Newburgh Mill is a Grade II listed building in the North Yorkshire local planning authority area, England. First listed on 24 November 1988. Mill.

Newburgh Mill

WRENN ID
rough-cloister-tide
Grade
II
Local Planning Authority
North Yorkshire
Country
England
Date first listed
24 November 1988
Type
Mill
Source
Historic England listing

Description

NEWBURGH NEWBURGH PARK SE 57 NW 2/63 Newburgh Mill - - II

Disused corn water mill. Mid C19 building, and attached at rear, remains of C15 mill with extensions of 1689 and the early C18. Later range of brick with interlocking tile roof, older range of sandstone with added brickwork. Later range: 2 storeys and left, 2 bays.
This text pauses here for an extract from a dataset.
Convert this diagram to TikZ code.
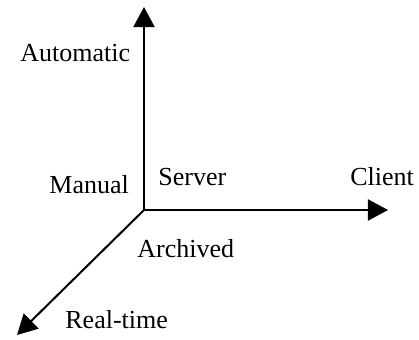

Brick in English garden wall bond. Gable (north) end facing track: central board doors on each floor including loft, flanked on ground and first floors by a side-sliding sash window, and with sack hoist in gable above. Left return: one opening with boarded shutter. Right return: 2 bays of side-sliding sash windows. Across the back of the building, at right angles and extending beyond it to the rear left (south) is the older mill. This has a basement and ground floor in rubble sandstone terminating in an offset, and has in the right return (west side) 3 unevenly-spread openings on each floor, including to the far right the tail-race arch; above is a brick gable added in 1689, and part of the early C18 brickwork which raised the older gable by one storey. On the north side of the older mill, at the left end, is a board door in quoined surround, and in the brickwork above a side-sliding sash window. In the east side of the older mill is the arch to the mill head-race, above which is a first-floor round-arched doorway in C17 brickwork with a sand- stone ashlar keystone, with access up some steps, now collapsed. Interior: the roof of the older mill has collapsed inside the mill, destroying the second floor; the debris is lying on the first and ground floors, but the metal over- shot water wheel, on suspension principles, some millstones and the line-shaft gearing remain in the mill. For measured drawings, see C J Hatches, "The Architectural Evolution of Corn Watermills in North and East Yorkshire", Vol 2, unpublished M Phil Dissertation, Leeds Polytechnic, School of Architecture and Landscape.